En la Rumania de Nicolae Ceausescu (1918-1989) embarazar conllevaba inmensos peligros; Ceausescu gobernó desde 1967 hasta 1989 cuando fue fusilado en una plaza pública junto con Elena, su esposa. Corrupción, genocidio y abuso de poder fueron los cargos criminales. Dentro de la miríada de abusos del régimen comunista rumano, el maltrato a las mujeres fue execrable. Como parte de su ideario estableció, a partir de 1984, controles ginecológicos para impedir el aborto. Dada la pobreza de la nación y el racionamiento de algunos productos de primera necesidad, fracciones grandes decidieron no embarazar para evitar que sus hijos crecieran en situaciones precarias.

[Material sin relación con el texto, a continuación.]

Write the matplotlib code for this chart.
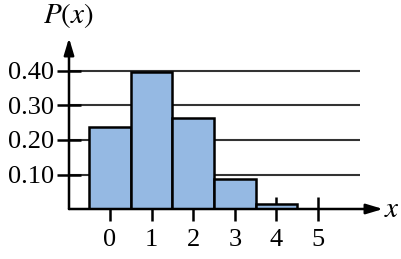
import numpy as np
import matplotlib
matplotlib.use('Agg')
import matplotlib.pyplot as plt

plt.rcParams['font.family'] = 'Liberation Serif'
plt.rcParams['mathtext.fontset'] = 'stix'

# binomial-looking probabilities
xs = [0, 1, 2, 3, 4, 5]
probs = [0.237, 0.396, 0.264, 0.088, 0.015, 0.001]
yticks = [0.10, 0.20, 0.30, 0.40]
ytick_labels = ['0.10', '0.20', '0.30', '0.40']

W, H = 402, 259
fig = plt.figure(figsize=(W / 100, H / 100), dpi=100)
ax = fig.add_axes([69 / W, (H - 209) / H, (383 - 69) / W, (209 - 38) / H])

px = 41.6  # pixels per unit x
py = 345.0  # pixels per unit y
ax.set_xlim((69 - 110) / px, (383 - 110) / px)
ax.set_ylim(0, (209 - 38) / py)

# gridlines behind the bars
ax.hlines(yticks, ax.get_xlim()[0], (360 - 110) / px, color='#333333', lw=1.5, zorder=0.5)

ax.bar(xs, probs, width=1.0, color='#95b9e3', edgecolor='black', lw=1.8, zorder=2)

for s in ['top', 'right', 'left', 'bottom']:
    ax.spines[s].set_visible(False)

# axes with arrow heads
arrow = dict(arrowstyle='-|>,head_length=1.0,head_width=0.3', lw=1.8,
             color='black', shrinkA=0, shrinkB=0)
ax.annotate('', xy=(1, 0), xytext=(0, 0), xycoords='axes fraction', arrowprops=arrow, zorder=3)
ax.annotate('', xy=(0, 1), xytext=(0, 0), xycoords='axes fraction', arrowprops=arrow, zorder=3)

ax.set_axisbelow(True)
ax.set_xticks(xs)
ax.set_xticklabels([str(v) for v in xs])
ax.set_yticks(yticks)
ax.set_yticklabels(ytick_labels)
ax.tick_params(axis='both', direction='inout', length=17, width=1.8, labelsize=19)
ax.tick_params(axis='x', pad=6)
ax.tick_params(axis='y', pad=2)

fig.text(68 / W, (H - 16) / H, r'$P(x)$', fontsize=21, ha='center', va='center')
fig.text(392 / W, (H - 210) / H, r'$x$', fontsize=21, ha='center', va='center')

fig.savefig('out.png', dpi=100)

El sátrapa Ceausescu quería, a toda costa, incrementar el número de habitantes. En esa época no había anticonceptivos y la interrupción del embarazo estaba prohibida desde 1966. Con la finalidad de poblar Rumania creó cuadrillas de médicos y enfermeros acompañados por la policía, cuya misión era demoniaca: acudían, sin previo aviso a fábricas donde, sin su consentimiento, sometían a las trabajadoras a un examen ginecológico forzoso. El resultado de esa política fue terrible. Cuatro sucesos sobresalen: las mujeres que mostraban rastros de haber abortado eran condenadas a prisión; las embarazadas eran controladas con rigidez hasta el parto; cuando la policía confirmaba abortos clandestinos, los doctores eran encarcelados, y, por último, los hospitales tenían órdenes de no atender a mujeres que habían abortado pese al riesgo de morir sangrando. Además, diversas fuentes aseguran que a las madres con anemia se les inyectaba sangre con jeringas no desechables, cuyo resultado devino sida en “algunas” mujeres y niños. A quien desee más información, recomiendo la película rumana 4 meses, 3 semanas, dos días (2007), ambientada en los últimos años del comunismo, donde se muestra el viacrucis de dos estudiantes que se enfrentan al embarazo no deseado de una de ellas.
Lo anterior para compartir informaciones recientes sobre la situación del aborto en Polonia, nación gobernada por el partido de extrema derecha Ley y Justicia, el cual ha recomendado una disposición que exige a los médicos colectar datos sobre todos los embarazos. Las leyes polacas sobre el aborto son estrictas: sólo se permite llevar a cabo el procedimiento si la vida de la madre corre peligro o si el embarazo fue resultado de incesto o violación; a partir de 2021 no se permite abortar si el producto tiene malformaciones. Movimientos defensores de derechos humanos y políticos opositores han externado su preocupación; consideran, con razón, que si el Estado cuenta con los datos de las embarazadas, tanto la policía como los fiscales podrían llevar a cabo una campaña de vigilancia sin precedentes. Es diferente contar con información médica en países democráticos que en regímenes donde el Estado suprime los derechos de las mujeres.
Las palabras de Michal Gontkiewicz, ginecólogo polaco, son tajantes: “…las mujeres tienen miedo. Si experimentan un aborto espontáneo, lo cual de por sí representa un gran trauma, las autoridades podrían acusarlas de abortar motu proprio, lo que incrementaría su dolor y preocupación. Las pacientes tendrán miedo de embarazar no sólo por razones socioeconómicas, sino por las posibilidades de ser acusadas por actitudes criminales”.
Los sucesos actuales en Polonia recuerdan la negrura rumana. Controlar a las mujeres embarazadas en 2022 es una actitud medieval. Siri Hustvedt, Premio Princesa de Asturias, al reflexionar acerca del actual conflicto sobre el caso Roe contra Wade en EU escribió, “… es un error colocar los derechos del ‘no nacido’ por delante de los de las mujeres”. ¿Se repetirá la historia rumana en Polonia?